The book sounds good, based on customer reviews... but the "Editorial Review" says that the lead character was a refugee from Northern Greece, who was "drafted into the elite Spartan guard", and that one of his compatriots was "half Messenian". My understanding was that the Spartans were highly xenophobic. It doesn't read true to me that there were "adopted Spartans" fighting at Thermopylae. What's up with that?
Actually it would be better if you read the book... what it implies (not only for the spartans thought...) is that the "squires" and "light infantry" "(why the author call them "rangers "instead of skirmishers I will never know...) were sometimes "ilots" (slaves)... BUT IN THIS PARTICULAR BATTLE THEY SEEMINGLY FILLED THE HOLES IN THE RANKS ON THE SECOND AND THIRD DAY... Xenophobic is a too strong term!... I insist... better if you read the book!
The main character was never an actual Spartan warrior but instead a Helot. Helots were serfs in Spartan society and treated as inferiors to the Spartan citizen warriors: they had no political voice or legal rights in Spartan society. Spartans cared little where Helots came from as long as they performed the menial labors imposed on them. Many Helots were originally captives from military campaigns in addition to being Peloponesian natives. Although Thermopylae was a desperate exception, Helots were brought into battles only as squires to the Spartan warriors and were used as auxilliary javeliners and archers. Helots were not trained or expected to be an armored Spartan hoplite/infantryman in the phallanx which was the position reserved for the elite Spartan citizen-soldier.

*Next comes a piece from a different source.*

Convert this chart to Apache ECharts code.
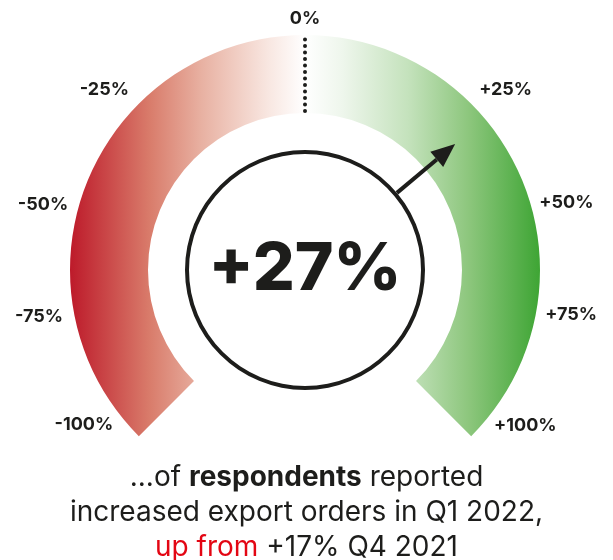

to David KN. I don't know if this thread is still going on after so long, but I'm currently reading "The Isle of Stone" by Nicholas Nicastro. It is about ancient Sparta, and the first section, on how the boys were raised to be Spartan Warriors, is just amazing. Their entire society was so strange, so rigid, almost like Stalinist Russia, only they make Stalinist Russia seem warm and fuzzy! Good book so far however. (Yes, they really show how the Spartans treated the Helots (the original indigenous people--not just treating them like slaves, but actually like sub-humans or like animals.) And I agree w/ whoever said the Spartans were xenophobic. From everything I've read....contrast to the Athenians, at the same time period. (Read some of Mary Renault's books on ancient Athens...excellent.)